The same authority defines wages:
A compensation given to a hired person for his or her services. Compensation of employees based on time worked or output of production. Every form of remuneration payable for a given period to an individual for personal services, including salaries, commissions, vacation pay, dismissal wages, bonuses and reasonable value of board, rent, housing, lodging, payments in kind, tips, and any other similar advantage received from the individual's employer or directly with respect to work for him. Ernest v. Industrial Commission, 246 Wis. 205, 16 N.W.2d 867. Term should be broadly defined and includes not only periodic monetary earnings but all compensation for services rendered without regard to manner in which such compensation is computed. Ware v. Merrill Lynch, Pierce, Fenner Smith, Inc., 24 Cal.
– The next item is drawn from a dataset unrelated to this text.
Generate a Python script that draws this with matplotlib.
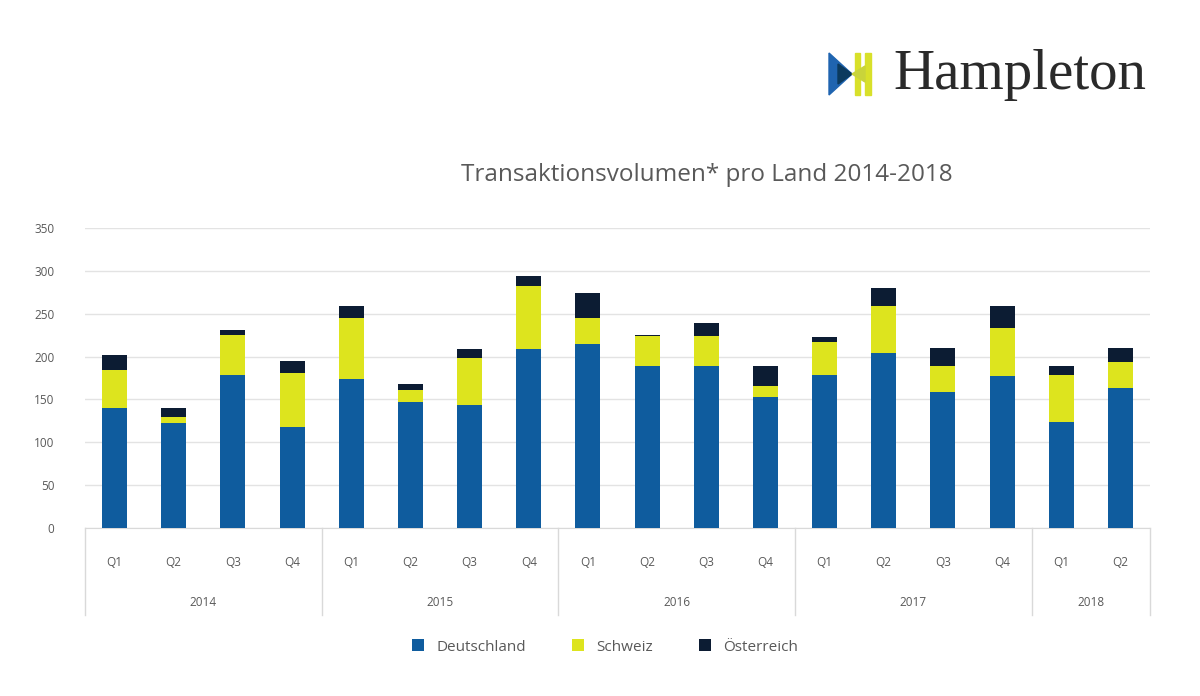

App. 3d 35, 100 Cal. Rptr. 791, 797.
Our own Supreme Court commented:
According to some lexicographers the words "wages" and "salary" are synonymous. The words seem to be synonymous convertible terms, though use and acceptation under certain circumstances may have given the word "wages" in significance somewhat different from the word "wages" in this: that the former is understood to relate to compensation given for official or other services as distinguishable from "wages," the compensation for labor.
Walsh v. Bridgeport, 88 Conn. 528, 535-36 (1914)
Walsh was decided three quarters of a century ago. Modern lexicographers seem to agree with the Black's Law Dictionary definition and the latter part of the Walsh excerpt cited above. Although "wages" includes salary remuneration, "salary" is a more restrictive term than "wages." We therefore hold that the overtime wages earned by the claimants are not part of the "full salary" referred to in Sec. 5-142(a). Therefore overtime pay is not to enter into the calculation of benefits for these employees.
The Fourth District decision in Palmer is affirmed and the Second District decision in Jones is reversed.
Commissioners A. Thomas White and James Metro agree.